On Easter morning 1949, 126 charter members held their first community service in an old farmhouse in the Birmingham suburb of Mountain Brook. Within 10 years, Saint Luke’s became the largest congregation in our diocese. In that interim, though acquiring what is referred to as “The Little Red Church” and using community buildings, Saint Luke’s was bursting at the seams.
The congregation continued to grow and thrive until, in 1957, a cornerstone was laid for the new parish house and Sunday school building at our present location. In 1961, a contract was signed to build the church proper. This was a time of great celebration and growth for our parish, yet in the South it was a time of divisiveness as years of segregation were drawing to a close. According to Stephen Coleman, author of Saint Luke’s Episcopal Church: A History of the First Fifty Years 1949-1999, “At that point in its history, Saint Luke’s discovered that it could suffer the pains of controversy and yet still stand. At the time, no one fully realized it, but looking back, it is seen clearly that the Holy Spirit was present.”
During the 1960s and 1970s, change was a major theme both within the church (e.g. revised Prayer Book, ordination of women to the priesthood) and our community as Birmingham moved from a steel-based city to a service-oriented metropolis.

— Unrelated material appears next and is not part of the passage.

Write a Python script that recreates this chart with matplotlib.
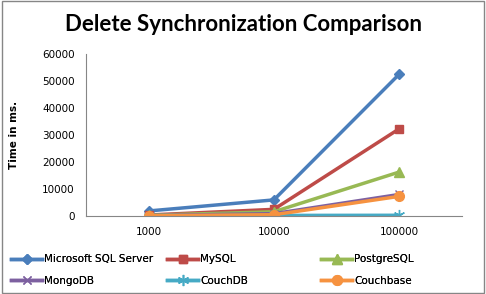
import matplotlib
matplotlib.use('Agg')
import matplotlib.pyplot as plt
from matplotlib.patches import Rectangle

categories = ['1000', '10000', '100000']
mssql = [1900, 6000, 52500]
mysql = [400, 2500, 32300]
postgres = [300, 1600, 16300]
mongodb = [200, 900, 8000]
couchdb = [150, 250, 300]
couchbase = [150, 500, 7300]

series = [
    ('Microsoft SQL Server', mssql, '#4A7EBB', 'D', 5),
    ('MySQL', mysql, '#BE4B48', 's', 6),
    ('PostgreSQL', postgres, '#98B954', '^', 7),
    ('MongoDB', mongodb, '#7D60A0', 'x', 6),
    ('CouchDB', couchdb, '#46AAC5', (6, 2, 0), 8),
    ('Couchbase', couchbase, '#F69240', 'o', 7),
]

fig = plt.figure(figsize=(4.86, 2.94), dpi=100)
ax = fig.add_axes([0.177, 0.265, 0.773, 0.551])

x = range(len(categories))
handles = []
for name, vals, col, mk, ms in series:
    h, = ax.plot(x, vals, color=col, linewidth=2.5, marker=mk, markersize=ms,
                 markeredgecolor=col, markerfacecolor=col, label=name)
    handles.append(h)

ax.set_xlim(-0.5, 2.5)
ax.set_ylim(0, 60000)
ax.set_yticks(range(0, 60001, 10000))
ax.set_xticks(list(x))
ax.set_xticklabels(categories)
ax.tick_params(length=0, labelsize=7.5, pad=8, colors='black')
for s in ['top', 'right']:
    ax.spines[s].set_visible(False)
for s in ['left', 'bottom']:
    ax.spines[s].set_color('#868686')

ax.set_ylabel('Time in ms.', fontsize=7.5, fontweight='bold', labelpad=17)
fig.text(0.5, 0.915, 'Delete Synchronization Comparison', ha='center', va='center',
         fontsize=16, fontweight='bold', family='Lato')

# legend: three equally spaced columns, two rows each (row-major order)
col_x = [0.012, 0.333, 0.65]
for c in range(3):
    pair = [handles[c], handles[c + 3]]
    leg = fig.legend(pair, [h.get_label() for h in pair], loc='lower left',
                     bbox_to_anchor=(col_x[c], 0.01), frameon=False, fontsize=7.5,
                     handlelength=3, labelspacing=1.1, handletextpad=0.2,
                     borderaxespad=0.2, borderpad=0.3)
    fig.add_artist(leg)

fig.patches.append(Rectangle((0.004, 0.004), 0.992, 0.992, transform=fig.transFigure,
                             fill=False, edgecolor='#868686', linewidth=1))

fig.savefig('out.png', dpi=100)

Saint Luke’s recognized the need for increased outreach to our community and for increased involvement from women within our church. Saint Luke’s sponsored the first of several women to attend seminary and women began to serve on the Vestry, in administrative roles, and in the administration of the Holy Eucharist. Indeed, as the Holy Spirit continues to carry us forward, the roles of all lay people in the life of Saint Luke’s has continued to increase.
Major renovations, including enlargement of the parish house and parking lot, were planned and implemented to meet the growing size of the congregation in the late 1980s. In 1994 these improvements were completed. Saint Luke’s remains committed to seeing that its outstanding facilities are available to its communicants as well as to the community.
Throughout its nearly 60 year history, Saint Luke’s has seen both prosperous and challenging periods. Historically, when we have addressed challenges, they have been followed by a time of growth. As we approach the end of this first decade of the 21st century, we are blessed to be facing an exciting future full of vitality and grace. May we always remember that “unto whomsoever much is given, of him shall be much required.”